--- start SUPPLIED INFORMATION ---

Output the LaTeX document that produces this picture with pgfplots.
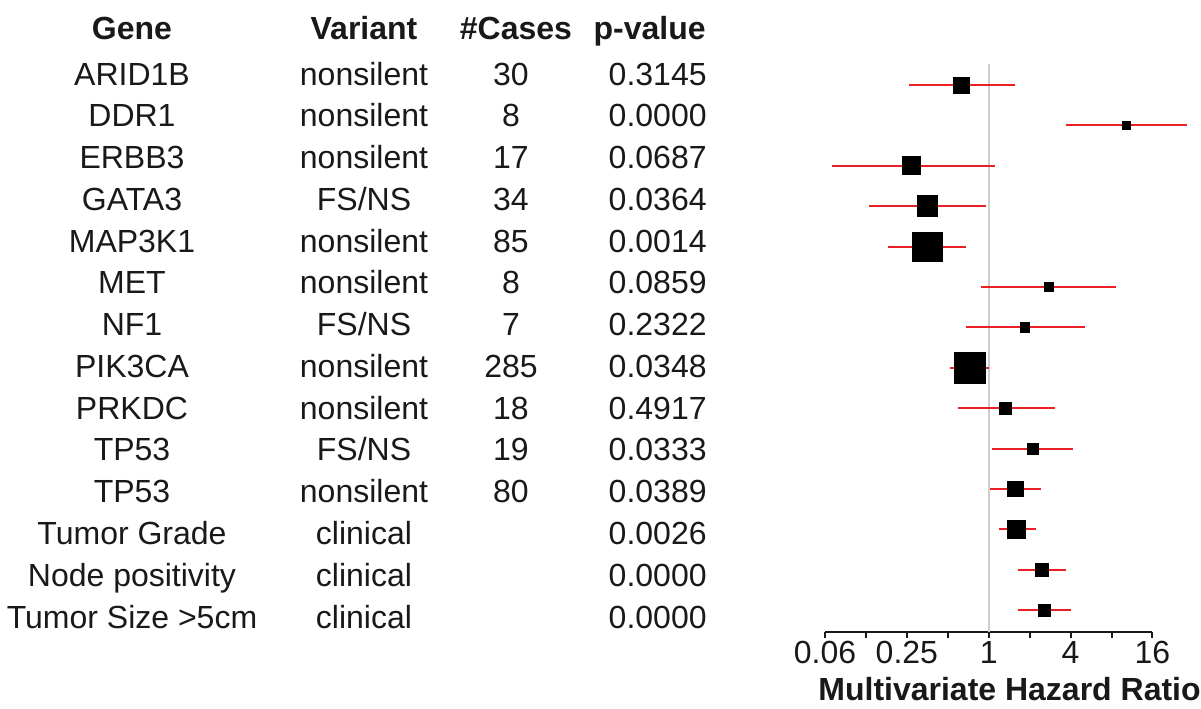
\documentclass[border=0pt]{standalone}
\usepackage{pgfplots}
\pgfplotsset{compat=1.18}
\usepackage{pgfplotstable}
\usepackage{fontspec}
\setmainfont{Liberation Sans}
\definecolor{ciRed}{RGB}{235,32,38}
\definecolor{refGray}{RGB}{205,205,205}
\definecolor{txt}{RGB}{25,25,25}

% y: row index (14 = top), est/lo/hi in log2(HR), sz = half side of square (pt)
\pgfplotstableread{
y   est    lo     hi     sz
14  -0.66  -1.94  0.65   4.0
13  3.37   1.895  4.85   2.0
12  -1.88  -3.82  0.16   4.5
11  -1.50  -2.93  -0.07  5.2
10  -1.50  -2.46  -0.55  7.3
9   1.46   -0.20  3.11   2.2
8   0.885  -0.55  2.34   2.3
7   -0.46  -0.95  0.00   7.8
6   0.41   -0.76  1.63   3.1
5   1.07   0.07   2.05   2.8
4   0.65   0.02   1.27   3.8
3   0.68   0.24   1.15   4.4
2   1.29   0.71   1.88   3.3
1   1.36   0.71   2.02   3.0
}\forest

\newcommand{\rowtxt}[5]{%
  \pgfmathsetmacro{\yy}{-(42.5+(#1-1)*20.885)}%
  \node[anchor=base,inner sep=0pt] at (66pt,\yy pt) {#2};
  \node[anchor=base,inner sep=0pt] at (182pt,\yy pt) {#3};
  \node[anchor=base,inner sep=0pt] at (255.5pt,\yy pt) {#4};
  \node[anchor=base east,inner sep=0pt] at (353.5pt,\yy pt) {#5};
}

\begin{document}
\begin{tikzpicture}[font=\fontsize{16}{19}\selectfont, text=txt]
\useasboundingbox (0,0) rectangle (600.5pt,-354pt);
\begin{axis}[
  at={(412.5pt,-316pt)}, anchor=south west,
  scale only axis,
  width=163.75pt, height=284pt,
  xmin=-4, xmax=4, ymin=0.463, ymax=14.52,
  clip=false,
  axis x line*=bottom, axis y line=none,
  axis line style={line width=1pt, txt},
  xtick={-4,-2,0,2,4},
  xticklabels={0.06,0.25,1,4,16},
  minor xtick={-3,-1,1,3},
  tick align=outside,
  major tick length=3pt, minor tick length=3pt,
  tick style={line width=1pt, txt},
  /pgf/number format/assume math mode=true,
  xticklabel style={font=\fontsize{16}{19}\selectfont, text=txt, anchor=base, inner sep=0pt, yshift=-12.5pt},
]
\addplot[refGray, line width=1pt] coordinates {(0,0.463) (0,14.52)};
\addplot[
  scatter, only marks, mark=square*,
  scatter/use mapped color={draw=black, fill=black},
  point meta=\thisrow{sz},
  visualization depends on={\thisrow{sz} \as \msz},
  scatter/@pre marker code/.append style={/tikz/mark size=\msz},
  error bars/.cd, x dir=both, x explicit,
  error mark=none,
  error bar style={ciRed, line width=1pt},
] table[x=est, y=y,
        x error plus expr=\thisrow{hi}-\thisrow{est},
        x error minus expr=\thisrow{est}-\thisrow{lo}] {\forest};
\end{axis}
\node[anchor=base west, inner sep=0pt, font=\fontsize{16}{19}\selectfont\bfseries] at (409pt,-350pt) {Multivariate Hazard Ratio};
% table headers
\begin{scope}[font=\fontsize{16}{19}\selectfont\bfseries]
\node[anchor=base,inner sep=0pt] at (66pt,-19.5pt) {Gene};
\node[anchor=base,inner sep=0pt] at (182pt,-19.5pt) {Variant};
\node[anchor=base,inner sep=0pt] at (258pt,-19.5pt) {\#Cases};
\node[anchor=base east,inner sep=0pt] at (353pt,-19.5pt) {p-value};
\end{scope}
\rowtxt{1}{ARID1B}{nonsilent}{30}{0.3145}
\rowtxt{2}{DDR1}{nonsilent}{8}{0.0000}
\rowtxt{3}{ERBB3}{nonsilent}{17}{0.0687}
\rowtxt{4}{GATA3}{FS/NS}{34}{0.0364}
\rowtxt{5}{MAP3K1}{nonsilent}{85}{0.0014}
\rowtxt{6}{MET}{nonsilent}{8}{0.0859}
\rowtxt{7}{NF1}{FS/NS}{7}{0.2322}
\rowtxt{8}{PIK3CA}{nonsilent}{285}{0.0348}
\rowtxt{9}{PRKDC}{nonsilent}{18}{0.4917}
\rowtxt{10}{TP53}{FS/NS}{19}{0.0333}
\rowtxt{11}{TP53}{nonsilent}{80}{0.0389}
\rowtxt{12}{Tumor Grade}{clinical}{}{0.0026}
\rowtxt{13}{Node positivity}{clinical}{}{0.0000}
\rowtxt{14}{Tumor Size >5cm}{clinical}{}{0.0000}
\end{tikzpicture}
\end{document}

--- end SUPPLIED INFORMATION ---

- GIVEN EXERCISE:
Copy the listing exactly. Any image in it stays out of the copy.

- SOLUTION TO THIS PROBLEM:
Output the LaTeX document that produces this picture with pgfplots.
\documentclass[border=0pt]{standalone}
\usepackage{pgfplots}
\pgfplotsset{compat=1.18}
\usepackage{pgfplotstable}
\usepackage{fontspec}
\setmainfont{Liberation Sans}
\definecolor{ciRed}{RGB}{235,32,38}
\definecolor{refGray}{RGB}{205,205,205}
\definecolor{txt}{RGB}{25,25,25}

% y: row index (14 = top), est/lo/hi in log2(HR), sz = half side of square (pt)
\pgfplotstableread{
y   est    lo     hi     sz
14  -0.66  -1.94  0.65   4.0
13  3.37   1.895  4.85   2.0
12  -1.88  -3.82  0.16   4.5
11  -1.50  -2.93  -0.07  5.2
10  -1.50  -2.46  -0.55  7.3
9   1.46   -0.20  3.11   2.2
8   0.885  -0.55  2.34   2.3
7   -0.46  -0.95  0.00   7.8
6   0.41   -0.76  1.63   3.1
5   1.07   0.07   2.05   2.8
4   0.65   0.02   1.27   3.8
3   0.68   0.24   1.15   4.4
2   1.29   0.71   1.88   3.3
1   1.36   0.71   2.02   3.0
}\forest

\newcommand{\rowtxt}[5]{%
  \pgfmathsetmacro{\yy}{-(42.5+(#1-1)*20.885)}%
  \node[anchor=base,inner sep=0pt] at (66pt,\yy pt) {#2};
  \node[anchor=base,inner sep=0pt] at (182pt,\yy pt) {#3};
  \node[anchor=base,inner sep=0pt] at (255.5pt,\yy pt) {#4};
  \node[anchor=base east,inner sep=0pt] at (353.5pt,\yy pt) {#5};
}

\begin{document}
\begin{tikzpicture}[font=\fontsize{16}{19}\selectfont, text=txt]
\useasboundingbox (0,0) rectangle (600.5pt,-354pt);
\begin{axis}[
  at={(412.5pt,-316pt)}, anchor=south west,
  scale only axis,
  width=163.75pt, height=284pt,
  xmin=-4, xmax=4, ymin=0.463, ymax=14.52,
  clip=false,
  axis x line*=bottom, axis y line=none,
  axis line style={line width=1pt, txt},
  xtick={-4,-2,0,2,4},
  xticklabels={0.06,0.25,1,4,16},
  minor xtick={-3,-1,1,3},
  tick align=outside,
  major tick length=3pt, minor tick length=3pt,
  tick style={line width=1pt, txt},
  /pgf/number format/assume math mode=true,
  xticklabel style={font=\fontsize{16}{19}\selectfont, text=txt, anchor=base, inner sep=0pt, yshift=-12.5pt},
]
\addplot[refGray, line width=1pt] coordinates {(0,0.463) (0,14.52)};
\addplot[
  scatter, only marks, mark=square*,
  scatter/use mapped color={draw=black, fill=black},
  point meta=\thisrow{sz},
  visualization depends on={\thisrow{sz} \as \msz},
  scatter/@pre marker code/.append style={/tikz/mark size=\msz},
  error bars/.cd, x dir=both, x explicit,
  error mark=none,
  error bar style={ciRed, line width=1pt},
] table[x=est, y=y,
        x error plus expr=\thisrow{hi}-\thisrow{est},
        x error minus expr=\thisrow{est}-\thisrow{lo}] {\forest};
\end{axis}
\node[anchor=base west, inner sep=0pt, font=\fontsize{16}{19}\selectfont\bfseries] at (409pt,-350pt) {Multivariate Hazard Ratio};
% table headers
\begin{scope}[font=\fontsize{16}{19}\selectfont\bfseries]
\node[anchor=base,inner sep=0pt] at (66pt,-19.5pt) {Gene};
\node[anchor=base,inner sep=0pt] at (182pt,-19.5pt) {Variant};
\node[anchor=base,inner sep=0pt] at (258pt,-19.5pt) {\#Cases};
\node[anchor=base east,inner sep=0pt] at (353pt,-19.5pt) {p-value};
\end{scope}
\rowtxt{1}{ARID1B}{nonsilent}{30}{0.3145}
\rowtxt{2}{DDR1}{nonsilent}{8}{0.0000}
\rowtxt{3}{ERBB3}{nonsilent}{17}{0.0687}
\rowtxt{4}{GATA3}{FS/NS}{34}{0.0364}
\rowtxt{5}{MAP3K1}{nonsilent}{85}{0.0014}
\rowtxt{6}{MET}{nonsilent}{8}{0.0859}
\rowtxt{7}{NF1}{FS/NS}{7}{0.2322}
\rowtxt{8}{PIK3CA}{nonsilent}{285}{0.0348}
\rowtxt{9}{PRKDC}{nonsilent}{18}{0.4917}
\rowtxt{10}{TP53}{FS/NS}{19}{0.0333}
\rowtxt{11}{TP53}{nonsilent}{80}{0.0389}
\rowtxt{12}{Tumor Grade}{clinical}{}{0.0026}
\rowtxt{13}{Node positivity}{clinical}{}{0.0000}
\rowtxt{14}{Tumor Size >5cm}{clinical}{}{0.0000}
\end{tikzpicture}
\end{document}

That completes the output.